La narrativa popolare diventa da subito materia per i suoi film.

Il mio primo lavoro, “Il figlio di Dracula”, in effetti, riprendeva modelli di genere, che mi piacevano moltissimo.  E’ una sorta di cortometraggio comico, anticipazione dei film sui vampiri, oggi così di moda. Era, ovviamente, penalizzato dal budget, attualmente è inserito come extra nel dvd di “Hanno cambiato faccia”.

'Hanno cambiato faccia''Proprio “Hanno cambiato faccia” (1971), che vedremo in coda alla serata, utilizza la figura del vampiro, seppure in un’interessante metafora del potere capace di annientare qualsiasi ribellione con la sua forza di annullamento e cooptazione.
“Hanno cambiato la faccia”, seppure vincitore del Pardo d’oro al Festival di Locarno nel 1971, ebbe una pessima distribuzione e fu visto da pochi spettatori. Col tempo ha acquistato una nuova giovinezza, è diventato un piccolo cult. La sceneggiatura risentiva della situazione politica del tempo, si veda la frase del filosofo Herbert Marcuse posta come epilogo a conclusione del film, che ruota sui vampiri, connotati con le loro tipologie classiche, ma avidi più che di sangue, di potere…

La sua carriera di regista di fiction e di scrittore è stata certamente influenzata dall’aver lavorato, per un certo periodo, nel mondo della pubblicità; questo elemento, infatti, è declinato in varie modalità nei suoi romanzi.
Sono stato per 5 anni nello studio Testa; probabilmente più che andarmene, mi sono fatto sbattere fuori! In ogni caso, nei miei film e romanzi l’universo pubblicitario, sia nei suoi metodi quanto proprio nel suo “essere”, è fortemente attaccato.

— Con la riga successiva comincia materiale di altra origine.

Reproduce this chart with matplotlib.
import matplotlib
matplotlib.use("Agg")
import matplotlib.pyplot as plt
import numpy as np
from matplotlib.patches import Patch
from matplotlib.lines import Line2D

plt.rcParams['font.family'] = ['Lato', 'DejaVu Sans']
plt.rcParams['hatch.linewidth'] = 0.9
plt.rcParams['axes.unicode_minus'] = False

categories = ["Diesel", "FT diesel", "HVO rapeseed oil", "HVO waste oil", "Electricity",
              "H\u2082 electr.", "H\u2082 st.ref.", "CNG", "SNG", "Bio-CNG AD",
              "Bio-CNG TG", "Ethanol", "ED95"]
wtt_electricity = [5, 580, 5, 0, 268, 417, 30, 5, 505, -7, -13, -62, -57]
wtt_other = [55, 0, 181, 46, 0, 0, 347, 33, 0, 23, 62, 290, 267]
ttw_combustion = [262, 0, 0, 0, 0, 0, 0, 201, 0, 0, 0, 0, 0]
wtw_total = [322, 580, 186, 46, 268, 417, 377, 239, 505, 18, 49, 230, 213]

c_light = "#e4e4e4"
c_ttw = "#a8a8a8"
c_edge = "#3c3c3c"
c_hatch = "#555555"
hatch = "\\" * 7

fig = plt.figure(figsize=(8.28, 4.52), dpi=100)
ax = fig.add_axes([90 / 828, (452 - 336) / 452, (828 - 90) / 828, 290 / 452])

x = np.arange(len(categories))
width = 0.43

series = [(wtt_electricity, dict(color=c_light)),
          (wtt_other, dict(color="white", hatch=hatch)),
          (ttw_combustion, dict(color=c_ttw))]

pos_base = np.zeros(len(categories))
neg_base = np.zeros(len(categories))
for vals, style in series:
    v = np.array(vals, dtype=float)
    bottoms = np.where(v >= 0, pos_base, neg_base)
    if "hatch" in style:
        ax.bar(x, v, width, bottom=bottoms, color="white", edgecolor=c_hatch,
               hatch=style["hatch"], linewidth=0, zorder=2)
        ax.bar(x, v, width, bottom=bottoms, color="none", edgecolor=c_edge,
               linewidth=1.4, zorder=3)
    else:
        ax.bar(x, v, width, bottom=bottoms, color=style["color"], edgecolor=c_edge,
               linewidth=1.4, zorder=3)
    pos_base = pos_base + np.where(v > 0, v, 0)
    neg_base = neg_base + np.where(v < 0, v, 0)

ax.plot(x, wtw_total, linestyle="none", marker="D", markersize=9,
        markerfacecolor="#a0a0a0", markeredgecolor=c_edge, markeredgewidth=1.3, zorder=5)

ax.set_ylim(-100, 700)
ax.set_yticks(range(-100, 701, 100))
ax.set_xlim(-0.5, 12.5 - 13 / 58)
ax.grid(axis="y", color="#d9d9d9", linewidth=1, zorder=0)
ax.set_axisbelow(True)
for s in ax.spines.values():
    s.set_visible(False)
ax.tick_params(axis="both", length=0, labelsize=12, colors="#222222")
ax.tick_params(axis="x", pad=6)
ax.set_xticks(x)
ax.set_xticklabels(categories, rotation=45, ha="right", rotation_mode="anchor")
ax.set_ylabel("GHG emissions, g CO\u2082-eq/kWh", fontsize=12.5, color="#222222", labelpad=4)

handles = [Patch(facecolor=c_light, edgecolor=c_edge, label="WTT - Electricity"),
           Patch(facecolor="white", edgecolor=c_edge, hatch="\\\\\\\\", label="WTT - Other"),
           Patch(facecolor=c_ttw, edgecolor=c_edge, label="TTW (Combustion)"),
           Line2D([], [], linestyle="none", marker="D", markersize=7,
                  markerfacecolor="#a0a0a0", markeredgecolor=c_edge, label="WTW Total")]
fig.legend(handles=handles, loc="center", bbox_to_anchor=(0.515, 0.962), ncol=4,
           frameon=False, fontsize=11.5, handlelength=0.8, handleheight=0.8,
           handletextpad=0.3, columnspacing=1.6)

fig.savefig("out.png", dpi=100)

I suoi libri hanno un forte impatto visivo, sono già strutturati come film.
Certamente la mia carriera è un paradosso cinematografico, visto che ho realizzato due pellicole, ma otto testi letterari! Di sicuro, girare un film è sempre più complicato. Negli anni sessanta siamo arrivati, in Italia, a produrre 450 opere, ora non solo si girano pochi film, ma pure quelli realizzati con i soldi pubblici, “spariscono”. La distribuzione, momento chiave della vita di una pellicola, è gravemente carente. Il pubblico, così, non può conoscere i film già esistenti, non potrà apprezzarli. Il mio primo romanzo, “Un posto al buio”, era nato come soggetto cinematografico, avrebbe dovuto essere prodotto da Franco Cristaldi. La prima distribuzione di “Nuovo cinema Paradiso”, che andò male al botteghino, finché non venne ripreso e rimontato da Tornatore, si ritorse sul mio progetto: Cristaldi non poteva più investirci in quel momento così difficile, per cui decisi che sarebbe diventato un romanzo, caratterizzato dal suo linguaggio specifico, ma sicuramente influenzato dai miei gusti cinematografici.